En cela, M. Poutine est resté prévisible. Depuis le début du conflit en Ukraine, il a, à chaque fois, feint la retenue à l’approche des rencontres des chefs d’Etat et de gouvernement de l’Union européenne (UE) pour désamorcer les représailles. Le même scénario vient de se répéter puisque M. Hollande et Mme Merkel sont attendus, jeudi à Bruxelles, pour une réunion de l’UE, où la question de nouvelles rétorsions contre la Russie aurait forcément dominé les débats en cas de fiasco à Minsk.

Autre élément prévisible : Vladimir Poutine tient rarement parole. Il ne comprend que le rapport de force et le fait accompli. La Russie n’a jamais respecté les premiers accords de Minsk, conclus le 5 septembre 2014. Elle a continué à envoyer des hommes et du matériel militaire à travers une frontière dont elle s’est arrogé le contrôle. Et si M. Poutine n’a pas donné suite aux nombreuses tentatives d’ouvertures diplomatiques menées sans relâche par le couple franco-allemand depuis des mois, c’est qu’il ne cherche pas à stabiliser l’Ukraine. Au contraire, il veut affaiblir le gouvernement de Kiev par tous les moyens, militairement, économiquement et politiquement.

Affaiblir Kiev

Même si elle est déplaisante, la question qui se pose désormais est celle du moindre mal. Une « guerre totale », selon l’expression de M. Hollande, serait une catastrophe pour l’Ukraine. L’armée ukrainienne, à en croire les experts militaires, n’a ni les moyens, ni le savoir faire pour reconquérir le Donbass. Une telle option aurait un coût humain et social phénoménal. De plus, les Européens estiment, à tort ou à raison, qu’une telle stratégie ferait le jeu de M. Poutine, qui ouvrirait alors davantage les vannes de l’armement russe aux séparatistes de l’est de l’Ukraine.

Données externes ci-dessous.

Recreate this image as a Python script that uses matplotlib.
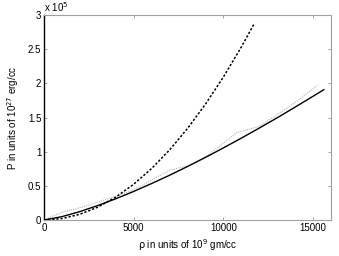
import numpy as np
import matplotlib
matplotlib.use('Agg')
import matplotlib.pyplot as plt

# density in units of 1e9 gm/cc, pressure in units of 1e5 (x 1e27 erg/cc)
rho_solid = [0, 1000, 2000, 3000, 4000, 5000, 6000, 7000, 8000, 9000,
             10000, 11000, 12000, 13000, 14000, 15000, 15600]
P_solid = [0, 0.049, 0.123, 0.212, 0.311, 0.418, 0.534, 0.655, 0.783, 0.916,
           1.055, 1.198, 1.345, 1.496, 1.652, 1.811, 1.907]

rho_dash = [0, 1000, 2000, 3000, 4000, 5000, 6000, 7000, 8000, 9000,
            10000, 11000, 11700]
P_dash = [0, 0.021, 0.084, 0.188, 0.335, 0.523, 0.753, 1.025, 1.339, 1.695,
          2.092, 2.531, 2.864]

rho_gray = [0, 500, 1100, 2200, 3100, 3900, 4800, 5500, 7000, 8100, 8700,
            9300, 10750, 12000, 13000, 14000, 15200]
P_gray = [0, 0.06, 0.12, 0.195, 0.27, 0.34, 0.42, 0.51, 0.73, 0.80, 0.88,
          0.98, 1.28, 1.37, 1.54, 1.72, 1.96]

plt.rcParams['font.family'] = 'Liberation Sans'
plt.rcParams['font.size'] = 7

fig = plt.figure(figsize=(3.39, 2.56), dpi=100)
ax = fig.add_axes([0.1298, 0.1406, 0.8466, 0.8008])

ax.plot(rho_gray, P_gray, color='#b4b4b4', lw=0.8, ls=(0, (1, 1)))
ax.plot(rho_solid, P_solid, color='k', lw=1.0)
ax.plot(rho_dash, P_dash, color='k', lw=1.1, ls=(0, (1.5, 1.2)))

ax.set_xlim(0, 16000)
ax.set_ylim(0, 3)
ax.set_xticks([0, 5000, 10000, 15000])
ax.set_xticklabels(['0', '5000', '10000', '15000'])
ax.set_yticks([0, 0.5, 1, 1.5, 2, 2.5, 3])
ax.set_yticklabels(['0', '0.5', '1', '1.5', '2', '2.5', '3'])
ax.tick_params(direction='in', length=2.5, width=0.5, top=True, right=True,
               color='#808080', pad=2)

for s in ['top', 'right', 'bottom']:
    ax.spines[s].set_color('#a0a0a0')
    ax.spines[s].set_linewidth(0.8)
ax.spines['left'].set_color('k')
ax.spines['left'].set_linewidth(1.0)

ax.text(0.0, 1.005, r'x 10$^5$', transform=ax.transAxes, fontsize=7,
        ha='left', va='bottom')

ax.set_xlabel(r'$\rm\rho$ in units of 10$^9$ gm/cc', fontsize=7, labelpad=3)
ax.set_ylabel(r'P in units of 10$^{27}$ erg/cc', fontsize=7, labelpad=5)

fig.savefig('out.png', dpi=100)
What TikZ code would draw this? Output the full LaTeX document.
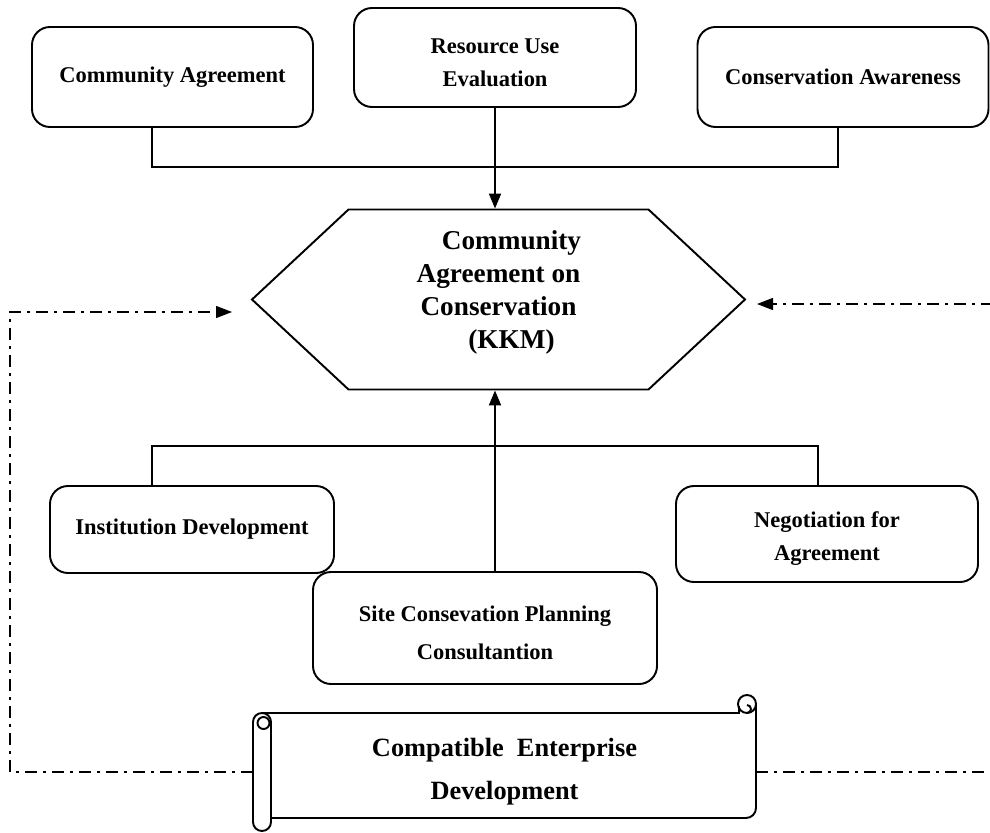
\documentclass[tikz,border=0pt]{standalone}
\usepackage{fontspec}
\setmainfont{Liberation Serif}
\usepackage{tikz}
\usetikzlibrary{shapes.symbols, arrows.meta, calc}

\newcommand{\lowerby}{\rule{0pt}{0.5cm}}

\tikzset{
  box/.style={shape=rectangle,draw,rounded corners=0.36cm,line width=1.1pt,align=center,
    font=\bfseries\fontsize{12.8}{18.8}\selectfont},
  link/.style={line width=1.1pt},
  tip/.style={-{Triangle[length=3mm,width=2.4mm]}},
  feedback/.style={line width=0.8pt,dash pattern=on 0.24cm off 0.12cm on 0.06cm off 0.12cm,
    -{Triangle[length=3.2mm,width=2.4mm]}}
}

\begin{document}
\begin{tikzpicture}

\useasboundingbox (0,0) rectangle (19.8,-16.66);

% top row
\node (ca) [box,minimum width=5.62cm,minimum height=2cm] at (3.45,-1.54) {Community Agreement};
\node (rue) [box,minimum width=5.64cm,minimum height=1.98cm] at (9.9,-1.15) {\lowerby Resource Use\\Evaluation};
\node (aware) [box,minimum width=5.82cm,minimum height=2cm] at (16.86,-1.54) {Conservation Awareness};

% centre
\node (kkm) [shape=signal,signal to=west and east,signal pointer angle=86,draw,line width=1.1pt,
  minimum width=9.86cm,minimum height=3.6cm,align=center,
  font=\bfseries\fontsize{15.5}{18.8}\selectfont] at (9.97,-5.99)
  {\hspace*{0.52cm}Community\\Agreement on\\Conservation\\\hspace*{0.52cm}(KKM)\\[-0.26cm]};

% bottom row
\node (inst) [box,minimum width=5.68cm,minimum height=1.74cm] at (3.84,-10.59) {Institution Development};
\node (neg) [box,minimum width=6.04cm,minimum height=1.92cm] at (16.54,-10.68) {\lowerby Negotiation for\\Agreement};
\node (site) [box,minimum width=6.88cm,minimum height=2.24cm] at (9.7,-12.56) {\lowerby Site Consevation Planning\\[0.1cm]Consultantion};

% scroll
\node (ced) [minimum width=10.06cm,minimum height=2.36cm,align=center,
  font=\bfseries\fontsize{15}{24.5}\selectfont] at (10.09,-15.44) {Compatible~ Enterprise\\Development};
\draw[line width=1.1pt] (5.24,-14.26) -- (14.78,-14.26) -- (14.78,-14.12);
\draw[line width=1.1pt] (14.94,-14.08) circle (0.18cm);
\draw[line width=1.1pt] (14.94,-14.26) arc (-90:90:0.08cm);
\draw[line width=1.1pt,rounded corners=0.2cm] (15.12,-14.08) -- (15.12,-16.36) -- (5.42,-16.36);
\draw[line width=1.1pt,rounded corners=0.18cm] (5.06,-14.26) rectangle (5.42,-16.62);
\draw[line width=1.1pt] (5.27,-14.46) circle (0.12cm);

% links
\coordinate (topjoin) at (9.9,-3.34);
\draw[link] ([xshift=-0.41cm]ca.south) |- (topjoin) -| ([xshift=-0.1cm]aware.south);
\draw[link,tip] (rue.south) -- (rue.south |- kkm.north);

\coordinate (botjoin) at (9.9,-8.92);
\coordinate (sitetop) at ([xshift=2mm]site.north);
\draw[link] ([xshift=-0.8cm]inst.north) |- (botjoin) -| ([xshift=-0.18cm]neg.north);
\draw[link,tip] (sitetop) -- (sitetop |- kkm.south);

% feedback
\coordinate (lbend) at (0.2,-6.24);
\coordinate (ltip) at (4.64,-6.24);
\coordinate (rbend) at (20.1,-6.08);
\coordinate (rtip) at (15.14,-6.08);
\draw[feedback] (ced.west) -| (lbend) -- (ltip);
\draw[feedback] (ced.east) -| (rbend) -- (rtip);

\end{tikzpicture}
\end{document}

Dans l’immédiat, les prochaines semaines vont donner lieu à d’épineuses tractations sur la mise en œuvre de « Minsk 2 ». Les paramètres sont connus – statut des territoires de l’est du pays, contrôle de la frontière, étendue de la zone sous influence des séparatistes, échange de prisonniers, etc. Si compromis final il y a, il se traduira forcément par une forme de mise sous tutelle russe d’une partie du territoire ukrainien. Le tout étant de savoir jusqu’où ira cette emprise. « Nous sommes engagés dans un conflit de longue durée, il faut se préparer à vivre avec la menace russe pendant 20 à 30 ans », prédit un diplomate ukrainien.

Bataille économique

Face à ce scénario prévisible au goût amer pour les Ukrainiens, les Européens disposent néanmoins d’une boîte à outils. Elle n’est pas spectaculaire, mais elle peut être efficace, sur le long terme. Dans un premier temps, les Vingt-Huit peuvent maintenir les sanctions contre la Russie, tant que Moscou continuera sa campagne de déstabilisation de l’Ukraine. Et à défaut de livrer une bataille militaire, les Européens peuvent s’engager, avec les Etats-Unis, dans la bataille économique en octroyant massivement de l’aide à l’Ukraine. Pour éviter qu’à la déroute militaire s’ajoute aussi l’effondrement social.

Ce n’est pas un hasard si Christine Lagarde, la directrice du Fonds monétaire international, a proposé, jeudi matin, l’octroi d’un nouveau prêt de 17,5 milliards de dollars (15,5 milliards d’euros) sur quatre ans à l’Ukraine. Une somme sans doute insuffisante au regard des défis à surmonter. Le financier George Soros a récemment estimé que l’Ukraine aurait besoin d’un « plan Marshall » de l’ordre de 40 milliards de dollars (35 milliards d’euros). Quoi qu’il en soit, si l’Ukraine devient un Etat failli, Vladimir Poutine aura atteint tous ses objectifs.